Klimt's landscapes are divided into parallel planes in which foreground and background appear almost equally close. They produce a sense of both intimacy and distance, as though the viewer were visually but not physically close.


I looked across the car seat and saw Tom, both intimate and distant, and knew what the writer meant about parallel planes and the difference between intimacy and distance. Then I closed my eyes and, without success, tried to nap.


"Thanks for getting me to see something I wouldn't have," Tom said when he dropped me off. Like I said, he's better than I at polite leave–taking.


"My pleasure."


After we hugged, Tom turned to leave but turned back.


"It still doesn't work, does it?"


I shook my head — slowly, reluctantly.


But, I said to myself when I closed the door, why can't it work? We had shared those landscapes, found common ground on canvas. What about that perspective? Doesn't that amount to anything?


Yes, I decided, perspective helps, just not enough.

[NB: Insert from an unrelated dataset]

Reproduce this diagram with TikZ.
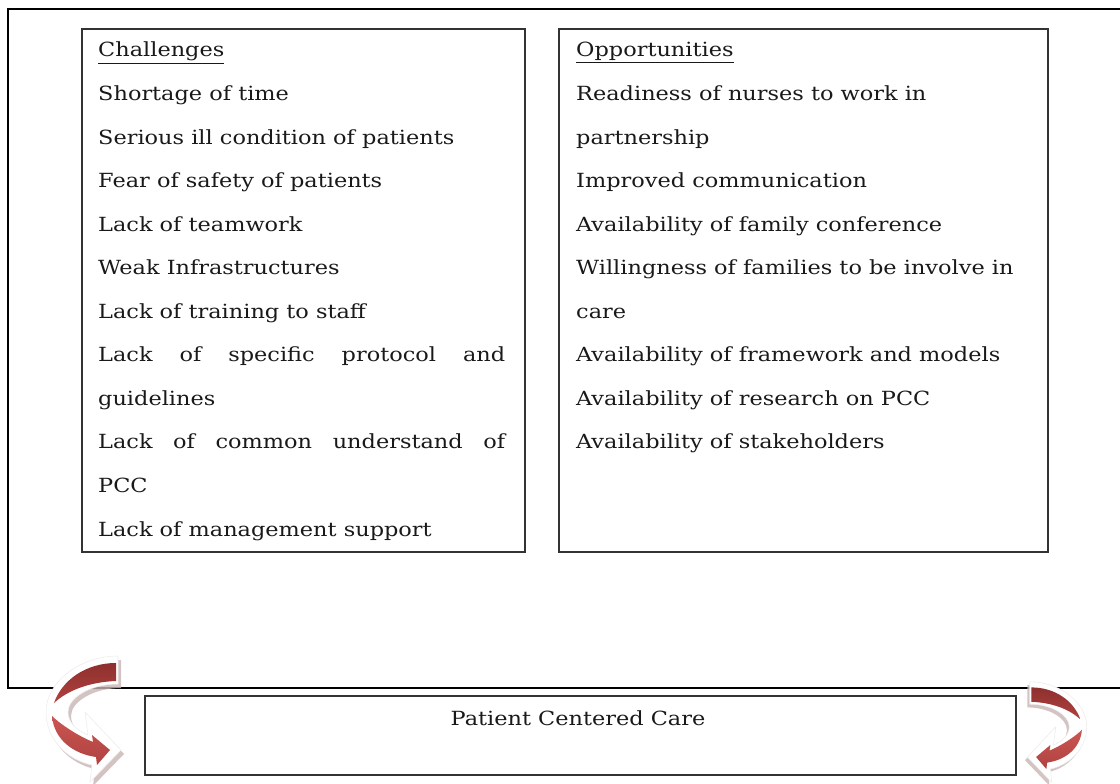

Parallel planes, though compatible, ride down the road side by side, from a safe enough distance to observe each other. They just never quite touch.



"Landscapes and Perspective" first appeared in The Phoenix, November 2006.

Madeleine Parish lives and writes in Fairfield County, Connecticut. Her novel, The Geography Lesson, was published by Tyborne Hill and was recognized in the PEN Women of San Francisco competition. She is also the author of A Pilgrim's Way: Meditations for Healing, also published by Tyborne Hill. Her short stories, essays, and articles on health and healing appear in numerous publications.